Verso un nuovo equilibrio tra memoria e oblio
La sfida posta dall’intelligenza artificiale al diritto all’oblio richiede una riflessione approfondita sui valori che vogliamo tutelare nella società digitale. Da un lato, è fondamentale garantire la libertà di espressione e l’accesso all’informazione, elementi essenziali per il dibattito pubblico e la responsabilità democratica. Dall’altro, è necessario proteggere gli individui da forme di discriminazione e stigmatizzazione basate su informazioni obsolete o inaccurate. Trovare un equilibrio tra questi interessi contrapposti è un compito arduo, ma non impossibile. Richiede un approccio multidisciplinare che coinvolga giuristi, esperti di tecnologia, rappresentanti della società civile e decisori politici. Solo attraverso un dialogo aperto e inclusivo potremo definire un quadro normativo che sia al tempo stesso efficace nel proteggere la privacy e promuovere l’innovazione responsabile.

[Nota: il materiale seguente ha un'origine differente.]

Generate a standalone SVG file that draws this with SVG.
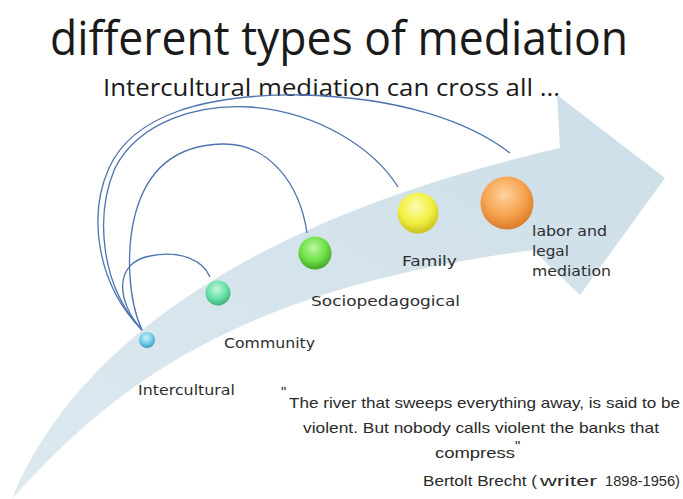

Come evidenziato da Agenda Digitale, l’intelligenza artificiale potrebbe rappresentare un punto debole significativo, potenzialmente compromettendo lo scopo principale per cui è stata concepita la deindicizzazione. Infatti, se lo scopo della deindicizzazione dai motori di ricerca è quello di eliminare la connessione diretta tra una notizia e il nome della persona interessata, impedendo che una ricerca effettuata a partire da quel nome restituisca una serie di notizie ritenute lesive di una personalità che non corrisponde più alla situazione attuale, qualora tali notizie siano state utilizzate per addestrare l’intelligenza artificiale, si riattiverebbe il collegamento tra il nome dell’interessato e le informazioni ritenute non più pertinenti.
Per un oblio digitale sostenibile
Navigare le complessità del diritto all’oblio nell’era digitale richiede una bussola legale ben calibrata. Immagina il diritto all’oblio come un sentiero di montagna: la deindicizzazione è il primo passo, un’azione di base per rimuovere le informazioni dai motori di ricerca più comuni. Tuttavia, come un escursionista esperto sa, il percorso non finisce qui.
Una nozione legale avanzata ci suggerisce di considerare l’articolo 17 del GDPR* come un’opportunità per un’azione più incisiva. Non limitarti alla deindicizzazione; valuta attentamente la possibilità di richiedere la cancellazione completa dei dati, specialmente quando la loro presenza online viola i tuoi diritti fondamentali.
Ricorda, la tecnologia evolve rapidamente, ma i principi fondamentali di dignità e autodeterminazione devono guidare la nostra interpretazione del diritto. Rifletti su come vuoi essere percepito online e agisci proattivamente per plasmare la tua identità digitale.